L’opposition vénézuélienne est incarnée par Juan Guaido, un parfait inconnu il y a encore quelques semaines. D’où sort-il ?

Guaido, c’est l’imposture de l’année. Il est député, élu avec 97 000 voix. Maduro a été élu président avec 6,5 millions de voix. Au sein de l’Assemblée nationale, il y a principalement quatre partis d’opposition que l’on appelle le G4. Ils ont décidé de se partager la présidence de l’Assemblée par rotation. Cette année, c’est au tour de Guaido qui devient donc quasiment un héros malgré lui. Il se retrouve dans une situation qui n’est pas facile. L’opposition a décidé de lancer une guerre totale contre Maduro le jour de sa prestation de serment pour son deuxième mandat, le 10 janvier. Et c’est à Guaido de mener cette guerre. Ça lui tombe un peu dessus, il va au charbon et ses copains l’envoient au casse-pipe, puisqu’ils ont déjà rédigé un accord de transition stipulant qu’il ne pourra pas se présenter à la prochaine présidentielle. Comme Trump, ils se servent de lui comme d’une marionnette.

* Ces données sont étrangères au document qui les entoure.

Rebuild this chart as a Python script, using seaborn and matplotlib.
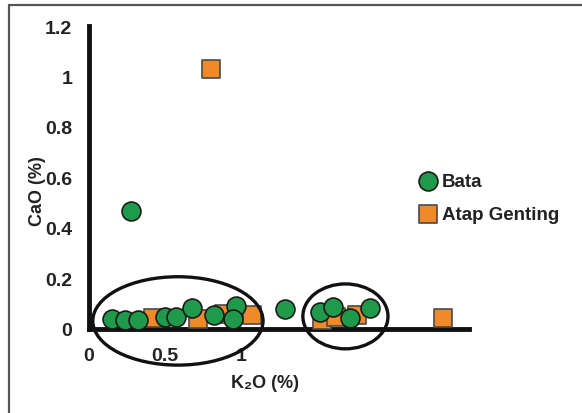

Pour autant, Guaido n’est pas sorti de nulle part ?

Il est dans la boucle depuis 2007. Ça a commencé au Mexique avec ce qu’on appelle la Fiesta mexicana, la fête mexicaine, une réunion avec de jeunes Vénézuéliens dont on attendait qu’ils soient les futurs dirigeants du pays. Ils se sont distingués en menant campagne contre le référendum que voulait organiser Chavez pour se représenter à la présidence. Il est apparu à ce moment-là. Il est connu des spécialistes, mais pas des Vénézuéliens.

Le leader de l'opposition et président autoproclamé Juan Guaido, le 4 mars lors de son retour au Venezuela qu'il avait quitté une dizaine de jours plus tôt. (Photo: AFP)

Le leader de l’opposition et président autoproclamé Juan Guaido, le 4 mars lors de son retour au Venezuela qu’il avait quitté une dizaine de jours plus tôt. (Photo : AFP)

Peut-on dresser un parallèle entre ce qui se passe aujourd’hui au Vénézuela et les années 80, quand les Américains soutenaient de sanglantes dictatures au Salvador et au Guatemala tout en attaquant le Nicaragua ?

Si on prend le Brésil, on ne peut pas parler de dérive dictatoriale. Mais Bolsonaro a été élu après un authentique coup d’État contre Dilma Roussef, tandis que Lula était expédié en prison pour 12 ans à l’issue d’un procès manifestement irrégulier. En Colombie, Ivan Duque est le successeur élu d’Alvaro Uribe. C’est l’extrême droite. Le problème vient des médias qui ne fonctionnent que sur des séquences de trois mois, en oubliant ce qui s’est passé.

Et qu’oublient-ils ?

En 2002, il y a eu la tentative de coup d’État contre Chavez. En 2004, Aristide était renversé en Haïti avec l’aide des États-Unis et de la France. En 2008, il y a eu la tentative de renversement d’Evo Morales en Bolivie. En 2009, Manuel Zelaya a été renversé au Honduras. En 2010, il y a eu une tentative contre Rafael Correa en Équateur et en 2012 c’était la destitution de Fernando Lugo au Paraguay. C’est une lutte globale des États-Unis pour éliminer les dirigeants de gauche.

Depuis près d’un siècle, le Venezuela bénéficie régulièrement de prix élevés du pétrole sans que cela profite au développement du pays, sous des gouvernements aussi bien de droite que de gauche. Pourquoi ?

Si on prend Chavez et Maduro, ils sont au pouvoir depuis 1998. Mais en réalité ils n’ont commencé à mettre en œuvre leur politique qu’à partir de 2004 et on ne transforme pas l’économie d’un pays aussi vite. Maduro subit une offensive majeure depuis 2016, ce qui le met sur la défensive et l’empêche de développer un modèle économique. Pour réussir, il faut aussi un secteur privé qui accepte de collaborer. Le pétrole, ce sont 95 % des dollars qui entrent dans le pays. Le secteur privé, 1 %. Il n’y a jamais eu un entrepreneuriat dynamique au Venezuela. Mais c’est un pays riche qui dispose des premières réserves de pétrole au monde et des quatrièmes réserves d’or.